I'm using the pytorch-lightning + hydra template for my Custom RL project. Model basically runs super fast but if i enable checkpointing it is super slow. almost 4x time. There must be something wrong in my setting or the way I am doing this, and after wracking my brain for the whole day and running 30 experiments with different trial and error combinations I am lost.

The loggers are set appropriately to show me env_step, episode level metrics based on on_step and on_epoch parameters. Everything works perfect except the checkpointing and early stopping too. Never triggers.

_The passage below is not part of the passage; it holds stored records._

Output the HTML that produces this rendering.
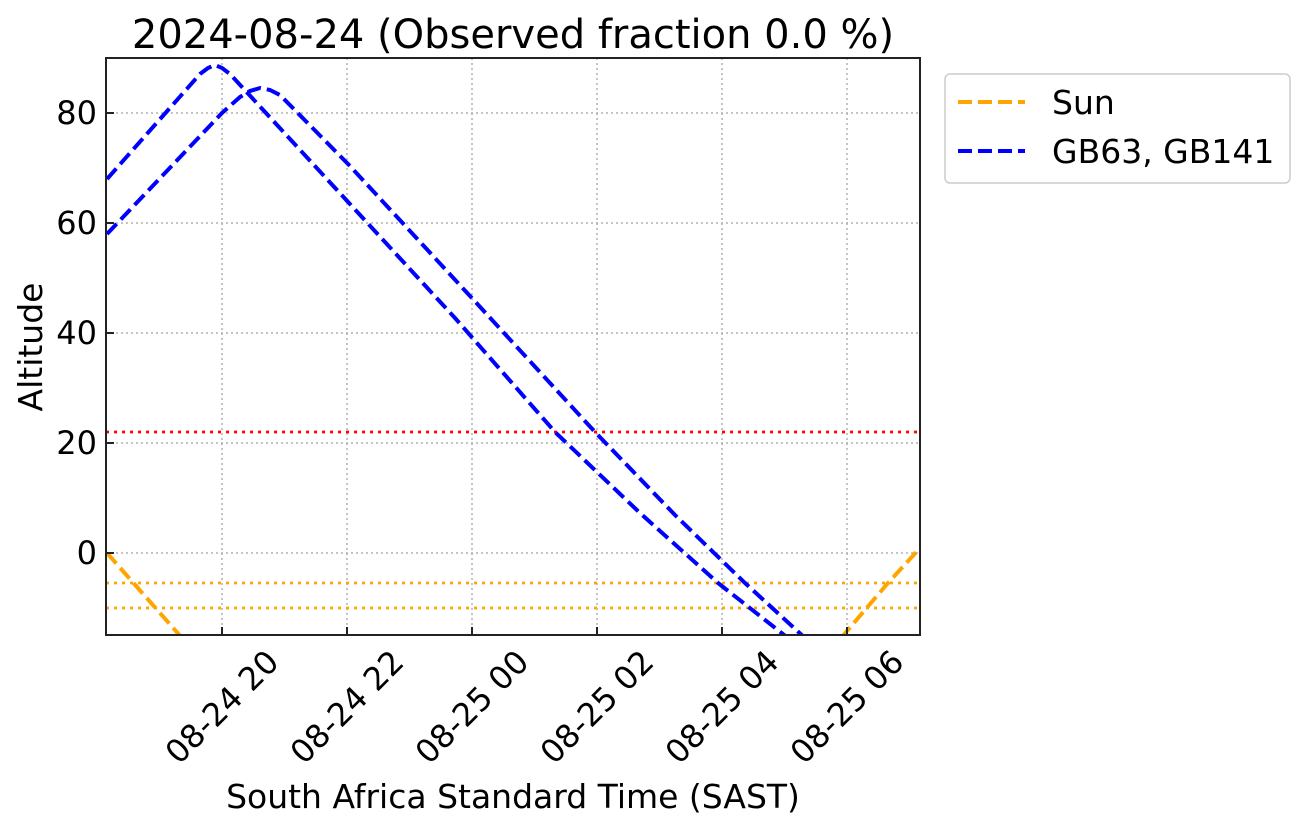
<!DOCTYPE html>
<html><head><style>body{margin:0;background:#fff}svg{display:block}</style></head><body>
<svg width="1304" height="829" xmlns="http://www.w3.org/2000/svg" font-family="DejaVu Sans, Liberation Sans, sans-serif">
<defs><clipPath id="c"><rect x="106" y="58" width="814" height="577"/></clipPath></defs>
<g stroke="#b0b0b0" stroke-width="1.5" stroke-dasharray="2,3">
<line x1="222" y1="58" x2="222" y2="635"/><line x1="347" y1="58" x2="347" y2="635"/><line x1="472" y1="58" x2="472" y2="635"/><line x1="597" y1="58" x2="597" y2="635"/><line x1="722" y1="58" x2="722" y2="635"/><line x1="847" y1="58" x2="847" y2="635"/>
<line x1="106" y1="113" x2="920" y2="113"/><line x1="106" y1="223" x2="920" y2="223"/><line x1="106" y1="333" x2="920" y2="333"/><line x1="106" y1="443" x2="920" y2="443"/><line x1="106" y1="553" x2="920" y2="553"/>
</g>
<g clip-path="url(#c)" fill="none">
<line x1="106" y1="432" x2="920" y2="432" stroke="red" stroke-width="2.8" stroke-dasharray="3,5"/>
<line x1="106" y1="583" x2="920" y2="583" stroke="orange" stroke-width="2.8" stroke-dasharray="3,5"/>
<line x1="106" y1="608" x2="920" y2="608" stroke="orange" stroke-width="2.8" stroke-dasharray="3,5"/>
<g stroke-width="4" stroke-dasharray="14,6">
<polyline stroke="blue" points="107,179 200,74 208,68 215,65 222,68 230,74 349,203 455,318 555,432 640,513 718,583 788,638"/>
<polyline stroke="blue" points="107,234 222,113 240,97 250,91 260,88 270,90 280,95 349,165 470,296 595,432 675,515 745,583 805,638"/>
<polyline stroke="orange" points="107,553 182,638"/>
<polyline stroke="orange" points="841,638 888,583 920,548"/>
</g>
</g>
<rect x="106" y="58" width="814" height="577" fill="none" stroke="#222" stroke-width="2"/>
<g stroke="#222" stroke-width="2">
<line x1="106" y1="113" x2="114" y2="113"/><line x1="106" y1="223" x2="114" y2="223"/><line x1="106" y1="333" x2="114" y2="333"/><line x1="106" y1="443" x2="114" y2="443"/><line x1="106" y1="553" x2="114" y2="553"/>
<line x1="222" y1="635" x2="222" y2="627"/><line x1="347" y1="635" x2="347" y2="627"/><line x1="472" y1="635" x2="472" y2="627"/><line x1="597" y1="635" x2="597" y2="627"/><line x1="722" y1="635" x2="722" y2="627"/><line x1="847" y1="635" x2="847" y2="627"/>
</g>
<g font-size="32" text-anchor="end" dominant-baseline="central">
<text x="97" y="113">80</text><text x="97" y="223">60</text><text x="97" y="333">40</text><text x="97" y="443">20</text><text x="97" y="553">0</text>
</g>
<g font-size="32" text-anchor="middle" dominant-baseline="central">
<text transform="translate(222,707) rotate(-45)">08-24 20</text>
<text transform="translate(347,707) rotate(-45)">08-24 22</text>
<text transform="translate(472,707) rotate(-45)">08-25 00</text>
<text transform="translate(597,707) rotate(-45)">08-25 02</text>
<text transform="translate(722,707) rotate(-45)">08-25 04</text>
<text transform="translate(847,707) rotate(-45)">08-25 06</text>
</g>
<text x="513" y="808" font-size="33" text-anchor="middle">South Africa Standard Time (SAST)</text>
<text transform="translate(42,347) rotate(-90)" font-size="33" text-anchor="middle">Altitude</text>
<text x="513" y="48" font-size="40" text-anchor="middle">2024-08-24 (Observed fraction 0.0 %)</text>
<rect x="945" y="74" width="345" height="109" rx="5" fill="#fff" stroke="#ccc" stroke-width="1.5"/>
<line x1="958" y1="102" x2="1025" y2="102" stroke="orange" stroke-width="4" stroke-dasharray="14,6"/>
<line x1="958" y1="151" x2="1025" y2="151" stroke="blue" stroke-width="4" stroke-dasharray="14,6"/>
<text x="1052" y="114" font-size="33">Sun</text>
<text x="1052" y="163" font-size="33">GB63, GB141</text>
</svg>
</body></html>
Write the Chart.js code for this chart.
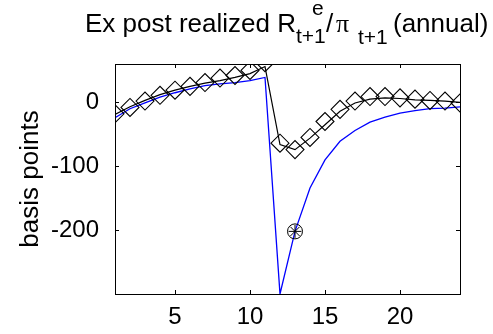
<!DOCTYPE html>
<html>
<head>
<meta charset="utf-8">
<script src="https://cdn.jsdelivr.net/npm/chart.js@4.4.0/dist/chart.umd.min.js"></script>
<style>
  html, body { margin: 0; padding: 0; background: #fff; }
</style>
</head>
<body>
<canvas id="myChart" width="493" height="334"></canvas>
<script>
// quarters after the shock
const periods = [1, 2, 3, 4, 5, 6, 7, 8, 9, 10, 11, 12, 13, 14, 15, 16, 17, 18, 19, 20, 21, 22, 23, 24];
// blue model path
const modelPath = [-24, -10, -1, 8, 15, 21, 26, 29, 31, 34, 39, -300, -202, -134, -90, -61, -44, -31, -23, -17, -13, -10, -9, -7];
// black smooth path
const smoothPath = [-19, -7, 3, 12, 19, 25, 30, 34, 39, 45, 56, -66, -74, -56, -35, -14, -1, 5, 7, 6, 4, 3, 2, 0];
// diamonds
const diamondPath = [-18, -8, 2, 11, 19, 25, 31, 38, 42, 50, 62, -64, -74, -55, -30, -11, 2, 9, 9, 7, 5, 3, 2, -1];
// single highlighted point
const markX = [13];
const markY = [-202];

const xTicks = [5, 10, 15, 20];
const yTicks = [-200, -100, 0];

const FONT = '"Liberation Sans", Arial, Helvetica, sans-serif';

const toXY = (xs, ys) => xs.map((x, i) => ({ x: x, y: ys[i] }));

// MATLAB-ish frame, inward ticks and the TeX title
const framePlugin = {
  id: "frame",
  afterDraw(chart) {
    const ctx = chart.ctx;
    const a = chart.chartArea;
    const xs = chart.scales.x;
    const ys = chart.scales.y;
    ctx.save();
    ctx.strokeStyle = "#000";
    ctx.lineWidth = 1;
    ctx.strokeRect(Math.round(a.left) + 0.5, Math.round(a.top) + 0.5,
      Math.round(a.right - a.left), Math.round(a.bottom - a.top));
    const tl = 4;
    ctx.beginPath();
    xTicks.forEach((v) => {
      const px = Math.round(xs.getPixelForValue(v)) + 0.5;
      ctx.moveTo(px, a.bottom); ctx.lineTo(px, a.bottom - tl);
      ctx.moveTo(px, a.top); ctx.lineTo(px, a.top + tl);
    });
    yTicks.forEach((v) => {
      const py = Math.round(ys.getPixelForValue(v)) + 0.5;
      ctx.moveTo(a.left, py); ctx.lineTo(a.left + tl, py);
      ctx.moveTo(a.right, py); ctx.lineTo(a.right - tl, py);
    });
    ctx.stroke();

    // title pieces
    ctx.fillStyle = "#000";
    ctx.textAlign = "left";
    ctx.textBaseline = "alphabetic";
    const big = "26px " + FONT;
    const small = "21px " + FONT;
    const pieces = [
      ["Ex post realized R", 85, 32, big],
      ["t+1", 296, 43, small],
      ["e", 312, 15, small],
      ["/", 326, 32, big],
      ["\u03c0", 336, 32, '26px "Liberation Serif", serif'],
      ["t+1", 358, 44, small],
      ["(annual)", 393, 32, big],
    ];
    pieces.forEach(([t, x, y, f]) => {
      ctx.font = f;
      ctx.fillText(t, x, y);
    });
    ctx.restore();
  },
};

const config = {
  type: "line",
  data: {
    datasets: [
      {
        data: toXY(periods, diamondPath),
        showLine: false,
        pointStyle: "rectRot",
        pointRadius: 9,
        pointBorderWidth: 1.1,
        pointBorderColor: "#000",
        pointBackgroundColor: "rgba(0,0,0,0)",
      },
      {
        data: toXY(markX, markY),
        showLine: false,
        pointStyle: "circle",
        pointRadius: 7.5,
        pointBorderWidth: 1,
        pointBorderColor: "#000",
        pointBackgroundColor: "rgba(0,0,0,0)",
      },
      {
        data: toXY(markX, markY),
        showLine: false,
        pointStyle: "star",
        pointRadius: 6.5,
        pointBorderWidth: 1,
        pointBorderColor: "#000",
      },
      {
        data: toXY(periods, smoothPath),
        borderColor: "#000",
        borderWidth: 1.2,
        pointRadius: 0,
        tension: 0,
      },
      {
        data: toXY(periods, modelPath),
        borderColor: "#0000ff",
        borderWidth: 1.3,
        pointRadius: 0,
        tension: 0,
      },
    ],
  },
  options: {
    responsive: false,
    animation: false,
    devicePixelRatio: 1,
    layout: { padding: { top: 64, right: 33, left: 0, bottom: 0 } },
    plugins: {
      legend: false,
      tooltip: { enabled: false },
      title: { display: false },
    },
    scales: {
      x: {
        type: "linear",
        min: 1,
        max: 24,
        grid: { display: false },
        border: { display: false },
        afterBuildTicks: (s) => { s.ticks = xTicks.map((v) => ({ value: v })); },
        afterFit: (s) => { s.height = 40; },
        ticks: {
          color: "#000",
          font: { family: FONT, size: 24 },
          padding: 1,
          maxRotation: 0,
          autoSkip: false,
        },
      },
      y: {
        min: -300,
        max: 60,
        grid: { display: false },
        border: { display: false },
        afterBuildTicks: (s) => { s.ticks = yTicks.map((v) => ({ value: v })); },
        afterFit: (s) => { s.width = 115; },
        ticks: {
          color: "#000",
          font: { family: FONT, size: 24 },
          padding: 8,
          autoSkip: false,
        },
        title: {
          display: true,
          text: "basis points",
          color: "#000",
          font: { family: FONT, size: 26 },
          padding: { top: 15, bottom: 0 },
        },
      },
    },
  },
  plugins: [framePlugin],
};

const c = new Chart(document.getElementById("myChart").getContext("2d"), config);
</script>
</body>
</html>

HELP NEEDED : To figure out how to make this work with just the save_last checkpoint flag and create the model checkpoint directory and save the last one run instead of checking each step, delaying it and then picking the best checkpoint. Since it is RL i don't expect reward monitoring to show any degradation after convergence

Context

There is a caveat here.

I only have a train_step and no other hooks except on_train_start. When i start my trainer and set max_epochs=1000, that also means my trainer/global_step will go till 1000 and train_step is called 1000 times. on_train_star is just called once. So each trainstep is one epoch
Each train_step = one env_step and also a batch sampled(size 200) from the buffer for loss calculation. if my episode terminates after 100 steps, then 1000 epochs = 1000 steps = 1000 buffer updates = 10 episodes = 1000 batches sampled for training.

Problem

The checkpoint folder doesn't get created at all without the save_on_train_epoch_end: True.
If i set it to false, it runs super fast but doesn't save any checkpoint even if save_last:True
If i set it to true and have save_last also true then i get a checkpoints folder and 2 checkpoints for the best and last
If I enable the save_on_train_epoch_end and try to use every_n_epochs and matched with trainer : check_val_every_n_epochs it still goes very slow(same time) but gives me the 99th check point of 499 or 999 depending on choosing 100,500,1000 rather than monitoring the log I chose and giving me the best one, which i think is expected,
I do not have an on_train_epoch_end but i created one and moved the log i am monitoring into that, but it gives the same behavior and is not creating a checkpoint unless save_on_train_epoch_end is True.
creating a val_step is of no use cause without a val_dataloader it skips and if i copy the train_dataloader and name it val it jus thros errors in sanity check and isn't working.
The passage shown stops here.